━━━ Data block
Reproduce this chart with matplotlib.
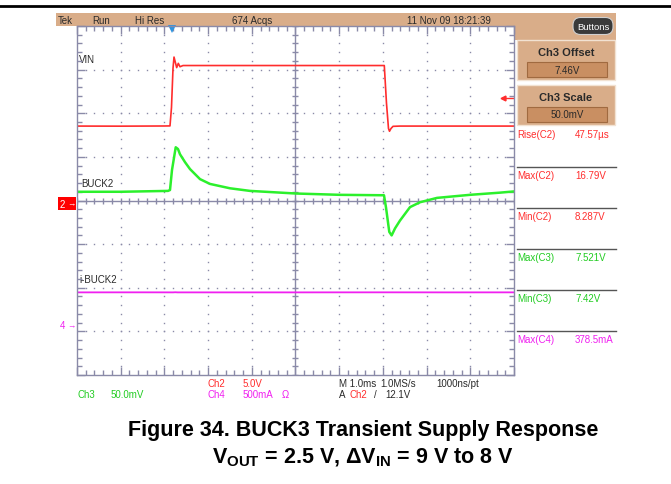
import numpy as np
import matplotlib.pyplot as plt
from matplotlib.patches import Rectangle, FancyBboxPatch

plt.rcParams['font.family'] = ['Liberation Sans', 'DejaVu Sans']
plt.rcParams['mathtext.fontset'] = 'custom'
plt.rcParams['mathtext.rm'] = 'Liberation Sans:bold'
plt.rcParams['mathtext.bf'] = 'Liberation Sans:bold'
plt.rcParams['mathtext.it'] = 'Liberation Sans:bold'

# scope channel settings: units per division and ground position (divisions)
CH2_SCALE, CH2_POS = 5.0, -0.07       # VIN, volts
CH3_SCALE, CH3_OFFSET = 0.05, 7.46    # BUCK2, volts (offset at centre)
CH4_SCALE, CH4_POS = 0.5, -2.86       # i-BUCK2, amps
TRIG_T, TRIG_LEVEL = -2.82, 12.1      # trigger time (ms) and level (V)

# VIN (Ch2) trace: time in ms, volts
vin_t = [-5.0, -4.0, -3.0, -2.872, -2.838, -2.803, -2.780, -2.719, -2.682, -2.643,
         -2.574, -1.0, 1.0, 2.032, 2.082, 2.128, 2.151, 2.185, 2.231, 2.39, 5.0]
vin_v = [8.88, 8.87, 8.89, 8.90, 11.0, 15.5, 16.79, 15.58, 16.07, 15.68,
         15.82, 15.82, 15.82, 15.82, 11.5, 8.6, 8.287, 8.6, 8.85, 8.88, 8.88]

# BUCK2 (Ch3) trace: time in ms, volts
buck_t = [-5.0, -4.0, -2.918, -2.872, -2.826, -2.741, -2.689, -2.643, -2.529, -2.414,
          -2.185, -1.957, -1.499, -1.041, 0.011, 1.018, 2.025, 2.071, 2.146, 2.2,
          2.277, 2.391, 2.62, 2.849, 3.238, 3.993, 4.68, 5.0]
buck_v = [7.470, 7.470, 7.471, 7.472, 7.495, 7.521, 7.519, 7.513, 7.504, 7.496,
          7.4845, 7.479, 7.474, 7.471, 7.468, 7.4665, 7.466, 7.452, 7.424, 7.42,
          7.428, 7.437, 7.4524, 7.458, 7.463, 7.4665, 7.469, 7.4704]

# i-BUCK2 (Ch4) trace: time in ms, amps
ibuck_t = [-5.0, -3.5, -2.8, -2.75, -2.7, 0.0, 2.1, 3.5, 5.0]
ibuck_i = [0.377, 0.3775, 0.377, 0.3785, 0.377, 0.377, 0.3775, 0.377, 0.3772]

meas_labels = ['Rise(C2)', 'Max(C2)', 'Min(C2)', 'Max(C3)', 'Min(C3)', 'Max(C4)']
meas_values = ['47.57\u00b5s', '16.79V', '8.287V', '7.521V', '7.42V', '378.5mA']

RED = '#ff2d2d'
GREEN = '#2cf02c'
GREEN_TXT = '#22cc22'
MAGENTA = '#f020f0'
GRID = '#8a8aa8'
TAN = '#d9ad89'
TAN_BOX = '#c98f62'
DARK = '#2a2a2a'
meas_colors = [RED, RED, RED, GREEN_TXT, GREEN_TXT, MAGENTA]

fig = plt.figure(figsize=(6.71, 4.85), dpi=100)

# background layer in pixel units for the screen furniture
bg = fig.add_axes([0, 0, 1, 1])
bg.set_xlim(0, 671)
bg.set_ylim(485, 0)
bg.axis('off')

bg.plot([0, 671], [7, 7], color='black', lw=2)

# status bar and side menu
bg.add_patch(Rectangle((56, 14), 560, 13, color=TAN, lw=0))
bg.add_patch(Rectangle((515, 14), 101, 27, color=TAN, lw=0))
for x, s in [(58, 'Tek'), (92, 'Run'), (135, 'Hi Res'), (232, '674 Acqs'),
             (407, '11 Nov 09 18:21:39')]:
    bg.text(x, 21, s, fontsize=7, color=DARK, va='center')
bg.add_patch(FancyBboxPatch((573, 18.5), 40, 17, boxstyle='round,pad=0,rounding_size=7.5',
                            fc='#3a3a3a', ec='#d0d0d0', lw=0.8))
bg.text(593, 27, 'Buttons', fontsize=6.8, color='white', ha='center', va='center')

for y0, title, val in [(41, 'Ch3 Offset', '7.46V'), (86, 'Ch3 Scale', '50.0mV')]:
    bg.add_patch(Rectangle((517, y0), 98, 40, fc=TAN, ec='#f2e2d2', lw=1))
    bg.add_patch(Rectangle((527, y0 + 22), 80, 15, fc=TAN_BOX, ec='#a06a40', lw=0.8))
    bg.text(566, y0 + 12, title, fontsize=8, fontweight='bold', color=DARK,
            ha='center', va='center')
    bg.text(567, y0 + 29.5, val, fontsize=7, color=DARK, ha='center', va='center')

# measurement readouts
for i, (lab, val, col) in enumerate(zip(meas_labels, meas_values, meas_colors)):
    y = 135 + i * 41
    bg.text(517, y, lab, fontsize=7, color=col, va='center')
    bg.text(575, y, val, fontsize=7, color=col, va='center')
    if i > 0:
        bg.plot([517, 616], [y - 8, y - 8], color='#555555', lw=1)

# trace labels
bg.text(79, 60, 'VIN', fontsize=7, color=DARK, va='center')
bg.text(81, 184, 'BUCK2', fontsize=7, color=DARK, va='center')
bg.text(79, 280, 'i-BUCK2', fontsize=7, color=DARK, va='center')

# bottom readouts
for x, y, s, c in [(208, 384, 'Ch2', RED), (243, 384, '5.0V', RED),
                   (339, 384, 'M 1.0ms', DARK), (380, 384, '1.0MS/s', DARK),
                   (436, 384, '1000ns/pt', DARK),
                   (77, 395, 'Ch3', GREEN_TXT), (111, 395, '50.0mV', GREEN_TXT),
                   (208, 395, 'Ch4', MAGENTA), (243, 395, '500mA', MAGENTA),
                   (282, 395, '\u03a9', MAGENTA),
                   (339, 395, 'A', DARK), (350, 395, 'Ch2', RED),
                   (374, 395, '/', DARK), (385, 395, '12.1V', DARK)]:
    bg.text(x, y, s, fontsize=7, color=c, va='center')

# caption
bg.text(363, 436, 'Figure 34. BUCK3 Transient Supply Response', fontsize=15.5,
        fontweight='bold', ha='center', va='baseline')
bg.text(363, 463, r'$V_{OUT}$ = 2.5 V, $\Delta V_{IN}$ = 9 V to 8 V', fontsize=15.5,
        fontweight='bold', ha='center', va='baseline')

# graticule: 10 x 8 divisions, 1 ms/div
ax = fig.add_axes([77 / 671, 1 - 376 / 485, 437 / 671, 349 / 485])
ax.set_xlim(-5, 5)
ax.set_ylim(-4, 4)
ax.patch.set_alpha(0)
for sp in ax.spines.values():
    sp.set_color(GRID)
    sp.set_linewidth(1)
ax.set_xticks(np.arange(-5, 6, 1))
ax.set_yticks(np.arange(-4, 5, 1))
ax.set_xticks(np.arange(-5, 5.01, 0.2), minor=True)
ax.set_yticks(np.arange(-4, 4.01, 0.2), minor=True)
ax.tick_params(which='both', direction='in', top=True, right=True, colors=GRID,
               labelbottom=False, labelleft=False, width=1)
ax.tick_params(which='major', length=6)
ax.tick_params(which='minor', length=3.5)

# dotted division lines
steps_x = np.arange(-5, 5.01, 0.2)
steps_y = np.arange(-4, 4.01, 0.2)
for gx in range(-4, 5):
    if gx != 0:
        ax.plot(np.full_like(steps_y, gx), steps_y, ls='none', marker='s', ms=1,
                mew=0, color=GRID)
for gy in range(-3, 4):
    if gy != 0:
        ax.plot(steps_x, np.full_like(steps_x, gy), ls='none', marker='s', ms=1,
                mew=0, color=GRID)

# centre cross with minor ticks
ax.axhline(0, color=GRID, lw=1)
ax.axvline(0, color=GRID, lw=1)
ax.plot(steps_x, np.zeros_like(steps_x), ls='none', marker='|', ms=5, mew=1, color=GRID)
ax.plot(np.zeros_like(steps_y), steps_y, ls='none', marker='_', ms=5, mew=1, color=GRID)

# waveforms converted to screen divisions
vin_div = np.array(vin_v) / CH2_SCALE + CH2_POS
buck_div = (np.array(buck_v) - CH3_OFFSET) / CH3_SCALE
ibuck_div = np.array(ibuck_i) / CH4_SCALE + CH4_POS

ax.plot(ibuck_t, ibuck_div, color=MAGENTA, lw=1.3)
ax.plot(buck_t, buck_div, color=GREEN, lw=1.8)
ax.plot(vin_t, vin_div, color=RED, lw=1.2)

# channel ground markers on the left edge
yax = ax.get_yaxis_transform()
ax.add_patch(Rectangle((-0.0435, CH2_POS - 0.14), 0.0412, 0.28, transform=yax,
                       color='#ff0000', lw=0, clip_on=False))
ax.text(-0.033, CH2_POS, '2', transform=yax, fontsize=7, color='white',
        ha='center', va='center', clip_on=False)
ax.text(-0.012, CH2_POS, '\u2192', transform=yax, fontsize=6, color='white',
        ha='center', va='center', clip_on=False)
ax.text(-0.033, CH4_POS, '4', transform=yax, fontsize=7, color=MAGENTA,
        ha='center', va='center', clip_on=False)
ax.text(-0.012, CH4_POS, '\u2192', transform=yax, fontsize=6, color=MAGENTA,
        ha='center', va='center', clip_on=False)

# trigger level (right edge) and trigger position (top edge)
trig_div = TRIG_LEVEL / CH2_SCALE + CH2_POS
ax.plot([0.975, 0.998], [trig_div, trig_div], transform=yax, color=RED, lw=1,
        clip_on=False)
ax.plot([0.975], [trig_div], transform=yax, marker='<', ms=3.5, color=RED,
        clip_on=False)
ax.plot([TRIG_T], [0.99], transform=ax.get_xaxis_transform(), marker='v', ms=6,
        color='#2f95e0', mew=0, clip_on=False)

fig.savefig('out.png', dpi=100)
━━━━━━
Leave the pictures out and please restate exactly the lines running from the start of the material through the one with "8.85, 8.88, 8.88]".

Reproduce this chart with matplotlib.
import numpy as np
import matplotlib.pyplot as plt
from matplotlib.patches import Rectangle, FancyBboxPatch

plt.rcParams['font.family'] = ['Liberation Sans', 'DejaVu Sans']
plt.rcParams['mathtext.fontset'] = 'custom'
plt.rcParams['mathtext.rm'] = 'Liberation Sans:bold'
plt.rcParams['mathtext.bf'] = 'Liberation Sans:bold'
plt.rcParams['mathtext.it'] = 'Liberation Sans:bold'

# scope channel settings: units per division and ground position (divisions)
CH2_SCALE, CH2_POS = 5.0, -0.07       # VIN, volts
CH3_SCALE, CH3_OFFSET = 0.05, 7.46    # BUCK2, volts (offset at centre)
CH4_SCALE, CH4_POS = 0.5, -2.86       # i-BUCK2, amps
TRIG_T, TRIG_LEVEL = -2.82, 12.1      # trigger time (ms) and level (V)

# VIN (Ch2) trace: time in ms, volts
vin_t = [-5.0, -4.0, -3.0, -2.872, -2.838, -2.803, -2.780, -2.719, -2.682, -2.643,
         -2.574, -1.0, 1.0, 2.032, 2.082, 2.128, 2.151, 2.185, 2.231, 2.39, 5.0]
vin_v = [8.88, 8.87, 8.89, 8.90, 11.0, 15.5, 16.79, 15.58, 16.07, 15.68,
         15.82, 15.82, 15.82, 15.82, 11.5, 8.6, 8.287, 8.6, 8.85, 8.88, 8.88]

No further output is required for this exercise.